— START GIVEN DATA —

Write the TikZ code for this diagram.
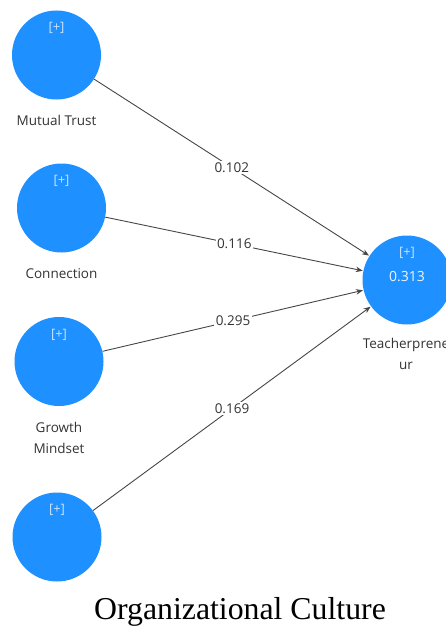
\documentclass[tikz,border=0pt]{standalone}
\usepackage{fontspec}
\setmainfont{Liberation Serif}
\newfontfamily\uifont{Open Sans}
\usetikzlibrary{arrows.meta}
\definecolor{lvblue}{RGB}{30,144,255}
\definecolor{lvplus}{RGB}{200,228,255}
\definecolor{lvtext}{RGB}{51,51,51}
\definecolor{lvline}{RGB}{70,70,70}
\tikzset{
  lv/.style={circle, fill=lvblue, minimum size=89pt, inner sep=0pt},
  plus/.style={font=\uifont\fontsize{13}{15}\selectfont, text=lvplus, inner sep=0pt},
  rsq/.style={font=\uifont\fontsize{14}{16}\selectfont, text=white!92!lvblue, inner sep=0pt},
  lvname/.style={font=\uifont\fontsize{13.5}{21}\selectfont, text=lvtext, align=center, inner sep=0pt, anchor=base},
  conn/.style={draw=lvline, line width=0.9pt, -{Stealth[length=7pt,width=5.5pt]}, shorten >=0.5pt},
  elab/.style={font=\uifont\fontsize{13.5}{15}\selectfont, text=lvtext, fill=white, inner sep=1.5pt, pos=0.5},
  title/.style={font=\fontsize{31.8}{36}\selectfont, text=black, inner sep=0pt, anchor=base}
}
\begin{document}
\begin{tikzpicture}[x=1pt, y=-1pt]
\useasboundingbox (0,0) rectangle (446,626);
\clip (0,0) rectangle (446,626);
% latent variables
\node[lv] (mt) at (56.5,55) {};
\node[lv] (cn) at (61.5,208) {};
\node[lv] (gm) at (59,361.5) {};
\node[lv] (oc) at (57,537) {};
\node[lv] (tp) at (407,280) {};
% [+] markers
\node[plus] (mtp) at (56.5,28) {[+]};
\node[plus] (cnp) at (61.5,181) {[+]};
\node[plus] (gmp) at (59,334.5) {[+]};
\node[plus] (ocp) at (57,510) {[+]};
\node[plus] (tpp) at (407,253) {[+]};
\node[rsq] (tpr) at (407,277) {0.313};
% names
\node[lvname] (mtn) at (56.5,125) {Mutual Trust};
\node[lvname] (cnn) at (61.5,278) {Connection};
\node[lvname] (gmn) at (59,453) {Growth\\Mindset};
\node[lvname] (tpn) at (406,369) {Teacherprene\\ur};
% paths
\draw[conn] (mt) -- node[elab] (e1) {0.102} (tp);
\draw[conn] (cn) -- node[elab] (e2) {0.116} (tp);
\draw[conn] (gm) -- node[elab] (e3) {0.295} (tp);
\draw[conn] (oc) -- node[elab] (e4) {0.169} (tp);
% title
\node[title] (ttl) at (240,619) {Organizational Culture};
\end{tikzpicture}
\end{document}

— END GIVEN DATA —

> **WHAT THIS TASK INVOLVES**:
Copy the listing exactly. Any image in it stays out of the copy.

> **THE OUTPUT**:
Write the TikZ code for this diagram.
\documentclass[tikz,border=0pt]{standalone}
\usepackage{fontspec}
\setmainfont{Liberation Serif}
\newfontfamily\uifont{Open Sans}
\usetikzlibrary{arrows.meta}
\definecolor{lvblue}{RGB}{30,144,255}
\definecolor{lvplus}{RGB}{200,228,255}
\definecolor{lvtext}{RGB}{51,51,51}
\definecolor{lvline}{RGB}{70,70,70}
\tikzset{
  lv/.style={circle, fill=lvblue, minimum size=89pt, inner sep=0pt},
  plus/.style={font=\uifont\fontsize{13}{15}\selectfont, text=lvplus, inner sep=0pt},
  rsq/.style={font=\uifont\fontsize{14}{16}\selectfont, text=white!92!lvblue, inner sep=0pt},
  lvname/.style={font=\uifont\fontsize{13.5}{21}\selectfont, text=lvtext, align=center, inner sep=0pt, anchor=base},
  conn/.style={draw=lvline, line width=0.9pt, -{Stealth[length=7pt,width=5.5pt]}, shorten >=0.5pt},
  elab/.style={font=\uifont\fontsize{13.5}{15}\selectfont, text=lvtext, fill=white, inner sep=1.5pt, pos=0.5},
  title/.style={font=\fontsize{31.8}{36}\selectfont, text=black, inner sep=0pt, anchor=base}
}
\begin{document}
\begin{tikzpicture}[x=1pt, y=-1pt]
\useasboundingbox (0,0) rectangle (446,626);
\clip (0,0) rectangle (446,626);
% latent variables
\node[lv] (mt) at (56.5,55) {};
\node[lv] (cn) at (61.5,208) {};
\node[lv] (gm) at (59,361.5) {};
\node[lv] (oc) at (57,537) {};
\node[lv] (tp) at (407,280) {};
% [+] markers
\node[plus] (mtp) at (56.5,28) {[+]};
\node[plus] (cnp) at (61.5,181) {[+]};
\node[plus] (gmp) at (59,334.5) {[+]};
\node[plus] (ocp) at (57,510) {[+]};
\node[plus] (tpp) at (407,253) {[+]};
\node[rsq] (tpr) at (407,277) {0.313};
% names
\node[lvname] (mtn) at (56.5,125) {Mutual Trust};
\node[lvname] (cnn) at (61.5,278) {Connection};
\node[lvname] (gmn) at (59,453) {Growth\\Mindset};
\node[lvname] (tpn) at (406,369) {Teacherprene\\ur};
% paths
\draw[conn] (mt) -- node[elab] (e1) {0.102} (tp);
\draw[conn] (cn) -- node[elab] (e2) {0.116} (tp);
\draw[conn] (gm) -- node[elab] (e3) {0.295} (tp);
\draw[conn] (oc) -- node[elab] (e4) {0.169} (tp);
% title
\node[title] (ttl) at (240,619) {Organizational Culture};
\end{tikzpicture}
\end{document}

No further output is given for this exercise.